In this section, we add a secondary offset layer dedicated to skin deformation, primarily for the cheek area. These controllers are used to add localized surface detail on top of the main facial rig. This approach allows you to sculpt subtle deformations such as cheek compression, sliding, and secondary motion, without overloading the primary expression controls or compromising their readability.

We start by creating a core.group module named cheeks, parented directly under skull_mid with the following option:

• Branches: [L, R]
  Using branches at the group level allows left and right cheek controls to be mirrored automatically. This avoids having to manage symmetry on a per-module basis and keeps the setup cleaner as the system grows.

Under the cheeks group, we add several pairs of controllers using core.joints. The exact number and placement depend on the character’s morphology and the level of refinement required, but a small, well-placed set is usually sufficient.

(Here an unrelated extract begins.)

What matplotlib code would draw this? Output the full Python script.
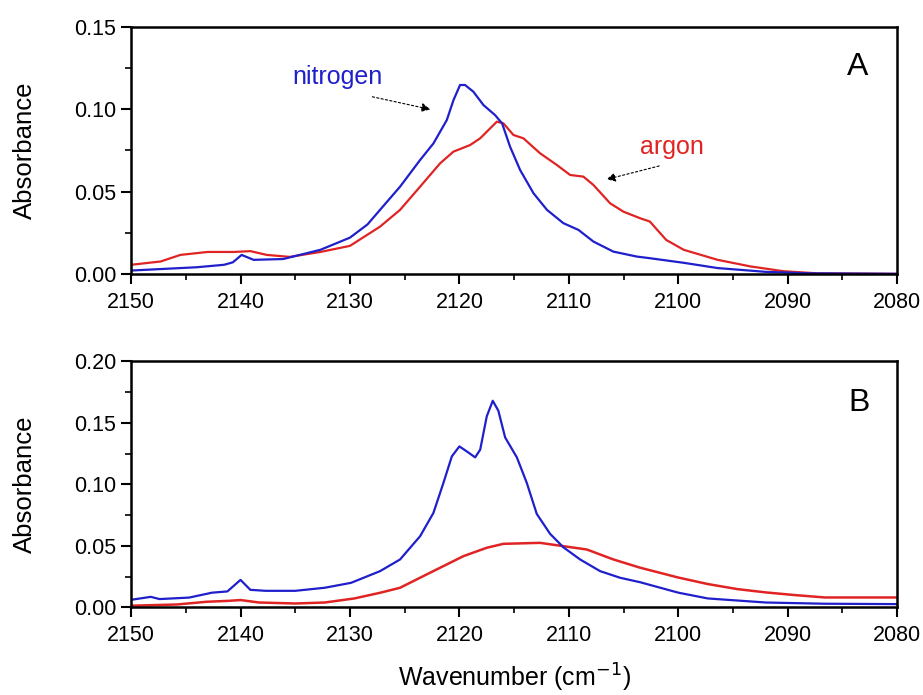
import numpy as np
import matplotlib
matplotlib.use("Agg")
import matplotlib.pyplot as plt
from matplotlib.ticker import MultipleLocator, FormatStrFormatter

plt.rcParams['font.family'] = ['Liberation Sans', 'DejaVu Sans']

# panel A - nitrogen
a_n2_x = [2150, 2147, 2144, 2141.5, 2140.7, 2139.9, 2138.8, 2136.1, 2132.7, 2130, 2128.4,
          2127.25, 2125.42, 2123.59, 2122.37, 2121.15, 2120.54, 2119.94, 2119.48, 2118.72,
          2117.8, 2116.74, 2116.1, 2115.37, 2114.45, 2113.23, 2112.0, 2110.5, 2109.12,
          2107.75, 2105.93, 2103.79, 2102.6, 2099.5, 2096.4, 2092, 2088, 2080]
a_n2_y = [0.002, 0.003, 0.004, 0.0055, 0.007, 0.0115, 0.0085, 0.009, 0.0146, 0.022, 0.030,
          0.0389, 0.053, 0.0692, 0.0793, 0.0935, 0.1056, 0.1148, 0.1148, 0.1107,
          0.1026, 0.0965, 0.0915, 0.0773, 0.0631, 0.049, 0.0389, 0.0308, 0.0267,
          0.0196, 0.0135, 0.0105, 0.0095, 0.0067, 0.0035, 0.0012, 0.0003, 0.0]

# panel A - argon
a_ar_x = [2150, 2147.3, 2145.5, 2143, 2140.6, 2139.1, 2137.6, 2135.5, 2132.7, 2130,
          2127.25, 2125.42, 2123.59, 2121.76, 2120.54, 2119.02, 2118.1, 2116.58, 2115.98,
          2115.06, 2114.15, 2112.63, 2111.1, 2109.88, 2108.67, 2107.75, 2106.23, 2105.01,
          2103.49, 2102.6, 2101.1, 2099.5, 2096.4, 2093.4, 2090.4, 2087.3, 2080]
a_ar_y = [0.0055, 0.0075, 0.0115, 0.0133, 0.0133, 0.0138, 0.0115, 0.0103, 0.0133, 0.017,
          0.0287, 0.0389, 0.053, 0.0672, 0.0743, 0.0783, 0.0824, 0.0925, 0.0915,
          0.0844, 0.0824, 0.0733, 0.0662, 0.0601, 0.0591, 0.054, 0.0429, 0.0378,
          0.0338, 0.0318, 0.0206, 0.0146, 0.0085, 0.0045, 0.0016, 0.0003, 0.0]

# panel B - nitrogen
b_n2_x = [2150, 2148.2, 2147.4, 2144.7, 2142.6, 2141.2, 2140, 2139.1, 2137.7, 2135, 2132.3,
          2129.9, 2127.25, 2125.42, 2123.59, 2122.37, 2121.46, 2120.69, 2120.0, 2119.32,
          2118.56, 2118.1, 2117.5, 2116.95, 2116.44, 2115.82, 2114.75, 2113.84, 2112.93,
          2111.71, 2110.5, 2108.97, 2107.14, 2105.31, 2103.49, 2100, 2097.3, 2092, 2086.6, 2080]
b_n2_y = [0.0062, 0.0086, 0.0068, 0.008, 0.012, 0.013, 0.0224, 0.0143, 0.0135, 0.0135, 0.016,
          0.020, 0.0295, 0.039, 0.0579, 0.0769, 0.1012, 0.1228, 0.1309, 0.1268,
          0.122, 0.1282, 0.1553, 0.168, 0.1599, 0.1382, 0.122, 0.1012, 0.076,
          0.0598, 0.0489, 0.039, 0.0295, 0.0241, 0.0205, 0.012, 0.0073, 0.004, 0.003, 0.0027]

# panel B - argon
b_ar_x = [2150, 2145.8, 2143.1, 2141, 2140, 2138.3, 2135, 2132.3, 2129.6, 2127.25, 2125.42,
          2122.68, 2119.63, 2117.5, 2115.98, 2112.63, 2110.5, 2108.36, 2105.93, 2103.49,
          2100, 2097.3, 2094.6, 2092, 2089.3, 2086.6, 2080]
b_ar_y = [0.0014, 0.0024, 0.0046, 0.0054, 0.006, 0.004, 0.0032, 0.004, 0.0073, 0.0119, 0.016,
          0.0282, 0.0417, 0.0485, 0.0517, 0.0525, 0.0498, 0.0471, 0.039, 0.0323,
          0.0243, 0.019, 0.0149, 0.0122, 0.010, 0.0081, 0.0081]

x_ticks = [2150, 2140, 2130, 2120, 2110, 2100, 2090, 2080]
blue = '#1f1fcc'
red = '#e02424'

fig = plt.figure(figsize=(9.23, 6.95), dpi=100)
ax1 = fig.add_axes([0.142, 0.606, 0.830, 0.355])
ax2 = fig.add_axes([0.142, 0.126, 0.830, 0.354])


def style_axis(ax, ymax, ystep):
    ax.set_xlim(2150, 2080)
    ax.set_ylim(0, ymax)
    ax.set_xticks(x_ticks)
    ax.set_yticks(np.arange(0, ymax + 1e-9, ystep))
    ax.xaxis.set_minor_locator(MultipleLocator(5))
    ax.yaxis.set_minor_locator(MultipleLocator(ystep / 2))
    ax.yaxis.set_major_formatter(FormatStrFormatter('%.2f'))
    ax.tick_params(which='major', direction='out', length=7, width=1.5, labelsize=15.5)
    ax.tick_params(axis='x', which='major', pad=6)
    ax.tick_params(which='minor', direction='out', length=4, width=1.2)
    for s in ax.spines.values():
        s.set_linewidth(1.8)
    ax.set_ylabel('Absorbance', fontsize=18.5)
    ax.yaxis.set_label_coords(-0.123, 0.5)


ax1.plot(a_ar_x, a_ar_y, color=red, lw=1.6)
ax1.plot(a_n2_x, a_n2_y, color=blue, lw=1.6)
style_axis(ax1, 0.15, 0.05)
ax1.text(0.948, 0.838, 'A', transform=ax1.transAxes, fontsize=23, ha='center', va='center')

arrow = dict(arrowstyle='-|>', linestyle=(0, (2, 2)), color='black', lw=0.8, mutation_scale=13)
ax1.text(2131.1, 0.1196, 'nitrogen', color=blue, fontsize=18, ha='center', va='center')
ax1.annotate('', xy=(2122.4, 0.0996), xytext=(2128.2, 0.108), arrowprops=arrow)
ax1.text(2100.6, 0.077, 'argon', color=red, fontsize=18, ha='center', va='center')
ax1.annotate('', xy=(2106.8, 0.057), xytext=(2101.5, 0.066), arrowprops=arrow)

ax2.plot(b_ar_x, b_ar_y, color=red, lw=1.8)
ax2.plot(b_n2_x, b_n2_y, color=blue, lw=1.6)
style_axis(ax2, 0.20, 0.05)
ax2.text(0.95, 0.829, 'B', transform=ax2.transAxes, fontsize=23, ha='center', va='center')
ax2.set_xlabel('Wavenumber (cm$^{-1}$)', fontsize=18)
ax2.xaxis.set_label_coords(0.5, -0.222)

fig.savefig('out.png', dpi=100)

Adjust the options as needed:

• Flip orient: on
• Add pose node: on

These controllers will later be constrained to the main facial rig through dedicated modifiers, allowing them to function as a true secondary skin layer. There are many valid ways to implement this kind of system, depending on how much influence you want these offsets to have over the final deformation.

We will cover the required constraints and setup strategies in the next chapter, where this secondary layer will be fully integrated into the facial rig.